CHINA could overtake Canada as Australia's third-largest wine export market within a year.
Wine sales to the world's fastest-growing economy surged by 34 per cent over the year to the end of last month.
Figures from the Australian Wine and Brandy Corporation, the federal government's wine marketing body, showed the volume of wine exported over the 12-month period grew by 2 per cent to 772 million litres. However, sales to Australia's two largest wine customers continued to decline, with bottled wine to the US down 5 per cent to 148 million litres and British sales down 23 per cent to 119 million litres.
Australian winemakers have struggled to maintain export volumes as the Australian dollar has reduced its price competitiveness against other "new world" producers in the US and South America.
The impact of exchange rates was evident in a 34 per cent fall in US sales of bottled wine priced at $10 a litre or more, while bottles selling for the equivalent of less than $2.50 a litre were up by 40 per cent.

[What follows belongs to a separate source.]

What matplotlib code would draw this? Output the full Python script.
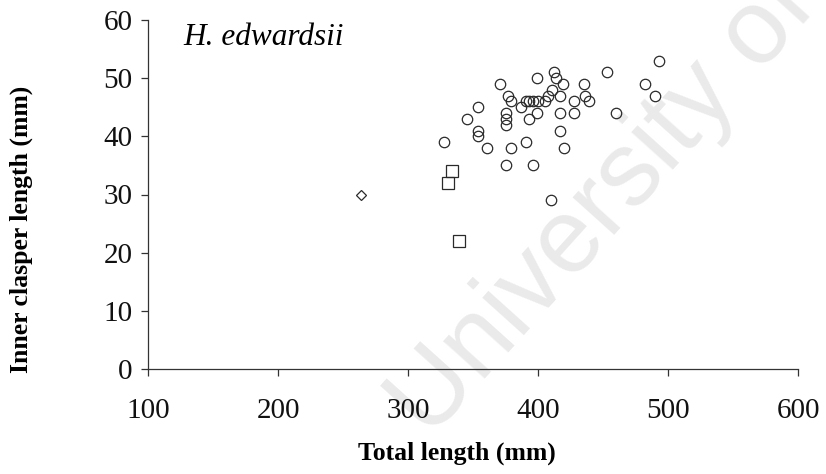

But Chinese drinkers continued to pick up Aussie plonk with gusto, buying 22.3 million litres over the period, up 34 per cent, at a value of $122m.
At the current pace of growth, China could displace Canada, where sales were up 6 per cent to 36 million litres, as our third-largest wine buyer within 12 months.
Crucially for winemakers struggling to wring a return from production, the average price of bottled Australian wine sold to China was $5.48 a litre -- more than the $3.60 average for the US market and the $3.34 fetched in Britain, where supermarket chains have driven savage discounting.
And unlike drinkers in our more established export markets, the Chinese appear to be trading up, with sales of wine prices at less than $2.50 a litre falling by 16 per cent, but all other price points growing by 15 per cent or more, including a 30 per cent lift in sales of wine priced at $10 or more a litre.
Exports of bulk wine -- which are shipped in plastic drums or rubber bladders carrying hundreds or thousands of litres -- grew by 19 per cent to 333 million litres over the year to the end of September, with 46 per cent of the volume going to Britain. The AWBC said the increase in bulk exports was driven by a shift to bottling at the export destination to save the cost of shipping glass bottles around the world.